[John wrote](https://forum.azimuthproject.org/discussion/comment/19191/#Comment_19191):
> I'm not sure what "do this again" means. I would love to get [hyperoperations](https://en.wikipedia.org/wiki/Hyperoperation#Examples) this way. But there are some puzzling features.

Hmm, you're quite right! I saw the start of a pattern and charged ahead rather blindly. What I wanted to do was iteratively consider the sequence of categories \$$\mathcal{X}\_n\$$ with morphisms all functors \$$F\_n : \mathbf{N} \to \mathcal{X}\_{n-1}\$$. But once you get \$$\mathcal{X}\_2 = \mathbf{Exp}\$$, the category with two objects consisting of functors \$$\mathbf{N} \to \mathbf{Mult}\$$, you no longer have any useful cycles, so you can no longer iterate your morphisms, and everything locks up. (I think \$$\mathcal{X}\_3 = \mathbf{Unit}\$$, if we forced onwards with functors \$$\mathbf{N} \to \mathbf{Exp}\$$, which is a good sign we've gone as far as we can.)

> **Puzzle.** What is the category with \$$\mathbf{M}\$$ as its only object and functors from \$$\mathbf{M}\$$ to itself as morphisms?

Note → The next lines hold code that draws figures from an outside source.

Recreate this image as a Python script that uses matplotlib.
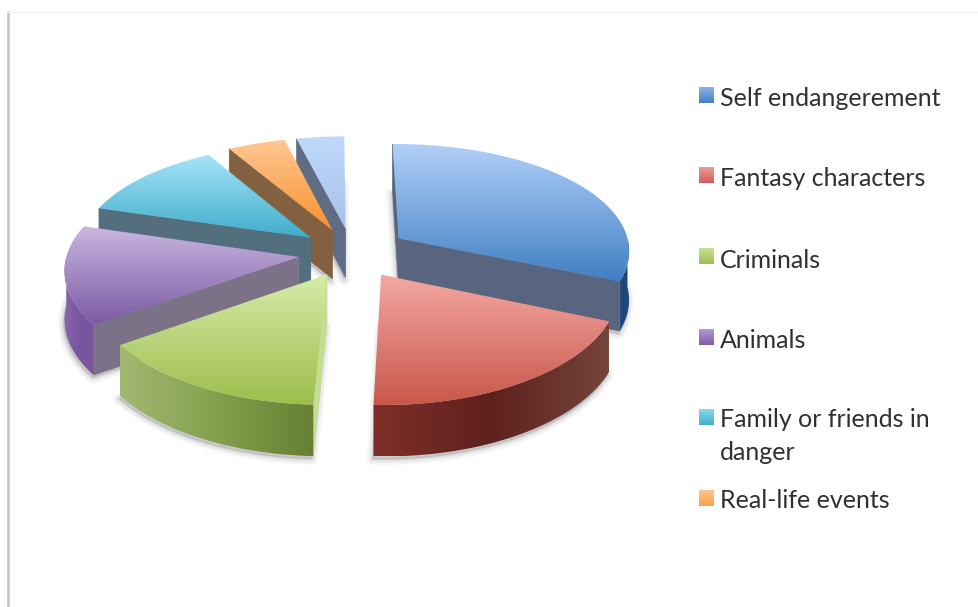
import numpy as np
import matplotlib
matplotlib.use("Agg")
import matplotlib.pyplot as plt
from matplotlib.patches import Polygon

# share of each slice, clockwise from the top of the pie
slices = ["Self endangerement", "Fantasy characters", "Criminals", "Animals",
          "Family or friends in\ndanger", "Real-life events", "Other"]
values = [31.5, 19.3, 14.6, 14.4, 12.0, 4.5, 3.7]

top_light = ["#b2d0f8", "#f3a8a3", "#d6eba8", "#c9b6e0", "#a6e4f8", "#ffc794", "#c0d8fb"]
top_dark = ["#4180c4", "#c9574a", "#9dbd4c", "#7a5aa3", "#3fadcb", "#f6932f", "#a4c2ea"]
radial_wall = ["#59657f", "#6e3530", "#c4dc94", "#7b7288", "#536f7d", "#83603f", "#5f6c83"]
arc_left = ["#1f4a7a", "#7e2e28", "#a2b872", "#8a65b0", "#2f7f96", "#b06c2a", "#6f8db5"]
arc_mid = ["#1d4776", "#5f211e", "#84a04c", "#7a559f", "#2f7f96", "#b06c2a", "#6f8db5"]
arc_right = ["#234f80", "#75443d", "#667f33", "#7a559f", "#2f7f96", "#b06c2a", "#6f8db5"]
legend_light = ["#8cb4e6", "#eb9d98", "#c8e08f", "#b39bd0", "#8ad8ec", "#ffc48c"]
legend_dark = ["#3f7fc6", "#d25c55", "#9cc05a", "#7d5ca8", "#3fb0d0", "#f9a04d"]
explode = [0.245, 0.23, 0.22, 0.23, 0.23, 0.23, 0.23]

# pie geometry on the canvas
W, H = 979, 607
CX, CY = 352, 253
RX, RY = 232, 109
PERSP_X = 0.10
PERSP_Y = 0.12
DEPTH = 49
START = -0.5


def project(x, y, z=0.0):
    x = np.asarray(x, dtype=float)
    y = np.asarray(y, dtype=float)
    sx = CX + RX * x / (1.0 + PERSP_X * y)
    sy = CY - RY * y / (1.0 + PERSP_Y * y) + z * DEPTH / (1.0 + 0.04 * y)
    return np.column_stack([np.atleast_1d(sx), np.atleast_1d(sy)])


def gradient(ax, poly, c1, c2, zorder, horizontal=False, stops=None):
    cols = stops if stops is not None else [c1, c2]
    rgb = np.array([matplotlib.colors.to_rgb(c) for c in cols])
    t = np.linspace(0, 1, 128)
    ramp = np.column_stack([np.interp(t, np.linspace(0, 1, len(cols)), rgb[:, i]) for i in range(3)])
    img = ramp[None, :, :] if horizontal else ramp[:, None, :]
    x0, y0 = poly.min(axis=0)
    x1, y1 = poly.max(axis=0)
    im = ax.imshow(img, extent=[x0, x1, y1, y0], aspect="auto", interpolation="bilinear", zorder=zorder)
    clip = Polygon(poly, closed=True, transform=ax.transData, fc="none", ec="none")
    im.set_clip_path(clip)


def draw_slice(ax, i, t0, t1, z):
    mid = np.radians((t0 + t1) / 2)
    ox, oy = explode[i] * np.sin(mid), explode[i] * np.cos(mid)
    th = np.radians(np.linspace(t0, t1, 90))
    ax_x, ax_y = ox + np.sin(th), oy + np.cos(th)

    top = np.vstack([project(ox, oy), project(ax_x, ax_y)])
    bottom = np.vstack([project(ox, oy, 1), project(ax_x, ax_y, 1)])

    # soft shadow under the lower outline
    for lw, alpha in ((8, 0.05), (5, 0.07), (2, 0.10)):
        ax.add_patch(Polygon(bottom + [-1, 3], closed=True, fc="#555555", ec="#555555",
                             lw=lw, alpha=alpha, zorder=z, joinstyle="round"))

    # radial walls facing the viewer
    if np.sin(np.radians(t0)) < 0:
        quad = np.vstack([top[0], top[1], bottom[1], bottom[0]])
        ax.add_patch(Polygon(quad, closed=True, fc=radial_wall[i], ec=radial_wall[i], lw=0.5, zorder=z + 1))
    if np.sin(np.radians(t1)) > 0:
        quad = np.vstack([top[0], top[-1], bottom[-1], bottom[0]])
        ax.add_patch(Polygon(quad, closed=True, fc=radial_wall[i], ec=radial_wall[i], lw=0.5, zorder=z + 1))

    # outer rim, only the part on the near side
    a0, a1 = max(t0, 90), min(t1, 270)
    if a1 > a0:
        arc = np.radians(np.linspace(a0, a1, 60))
        ex, ey = ox + np.sin(arc), oy + np.cos(arc)
        strip = np.vstack([project(ex, ey), project(ex, ey, 1)[::-1]])
        gradient(ax, strip, None, None, z + 2, horizontal=True,
                 stops=[arc_left[i], arc_mid[i], arc_right[i]])

    gradient(ax, top, top_light[i], top_dark[i], z + 3)


def main():
    fig = plt.figure(figsize=(W / 100, H / 100), dpi=100, facecolor="white")
    ax = fig.add_axes([0, 0, 1, 1])

    # slide frame lines
    ax.plot([8, 8], [12, 607], color="#c4c4c4", lw=1.8, zorder=1)
    ax.plot([8, 979], [11.5, 11.5], color="#f0f0f0", lw=1.0, zorder=1)

    angles = np.array(values) / sum(values) * 360.0
    edges = START + np.concatenate([[0], np.cumsum(angles)])
    spans = list(zip(edges[:-1], edges[1:]))

    # back slices first so nearer ones cover them
    order = sorted(range(len(values)), key=lambda k: -np.cos(np.radians(sum(spans[k]) / 2)))
    for n, i in enumerate(order):
        draw_slice(ax, i, spans[i][0], spans[i][1], 10 + n * 5)

    # legend, the last slice has no entry
    text_y = [98, 179, 260, 341, 436, 501]
    box_y = [95, 175, 256, 337, 417, 498]
    for i, name in enumerate(slices[:6]):
        box = np.array([[699, box_y[i] - 8], [714, box_y[i] - 8], [714, box_y[i] + 8], [699, box_y[i] + 8]], dtype=float)
        gradient(ax, box, legend_light[i], legend_dark[i], 60)
        ax.text(720, text_y[i], name, fontsize=18, family="Lato", color="#303030",
                va="center", ha="left", linespacing=1.48, zorder=61)

    ax.set_xlim(0, W)
    ax.set_ylim(H, 0)
    ax.axis("off")
    fig.savefig("out.png", dpi=100, facecolor="white")


if __name__ == "__main__":
    main()
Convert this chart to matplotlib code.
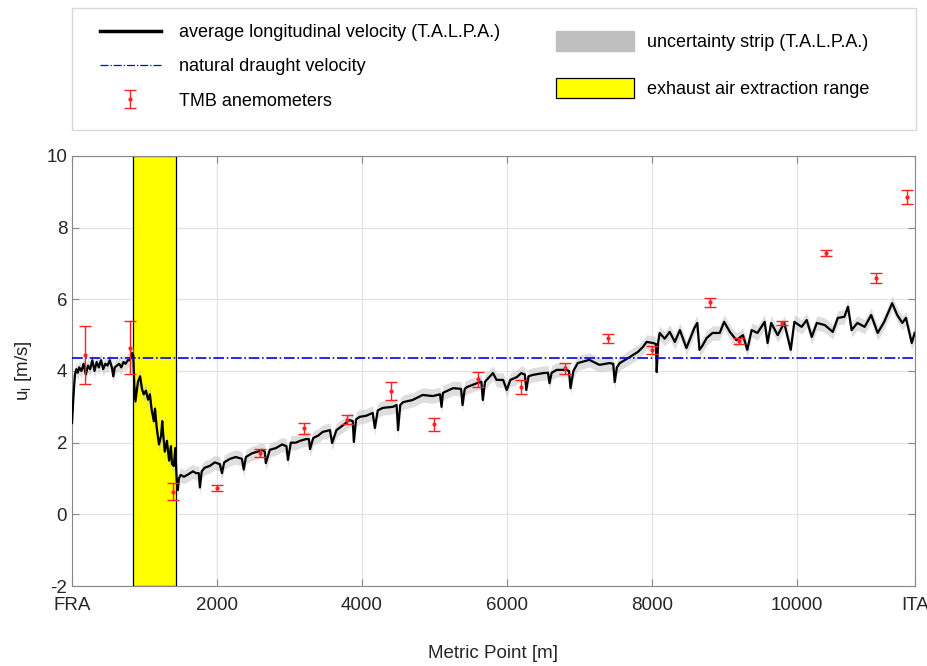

Firstly, thanks to the prime decomposition theorem, we can treat \$$\mathbf{M}\$$ as generated by an infinite set of elements: the prime numbers. So this gives us something to hang on to when considering the action of our functors. It isn't a finite presentation, but we should still have as a theorem that every arrow can be factored into a finite set of primes.

Therefore, a functor \$$F : \mathbf{M} \to \mathbf{M}\$$ is determined by its action on the prime numbers. One interesting thing to note is that two functors give isomorphic images if their action on the primes is different only by a permutation of the primes. For instance, if \$$F\$$ sends \$$2\$$ to \$$42\$$ and \$$3\$$ to \$$101\$$, \$$F'\$$ sends \$$3\$$ to \$$42\$$ and \$$2\$$ to \$$101\$$, and both fix all other primes, then they only differ by the permutation \$$(42\ 101)\$$. So it seems that permutations on the set of prime numbers give some kind of equivalence between functors.

So it suffices to consider functors based on how much they flatten the set of primes. If \$$\lvert F(\mathbf{Prime}) \rvert = \lvert \mathbf{Prime} \rvert\$$, we get a category equivalent to what we started with. If, however, \$$\lvert F(\mathbf{Prime}) \rvert = k\$$ for finite \$$k\$$, then the image category has only a finite set of generators.

This seems like a kind of projection, or almost a kind of division, but it's sufficiently strange that I'm not sure what to do with it.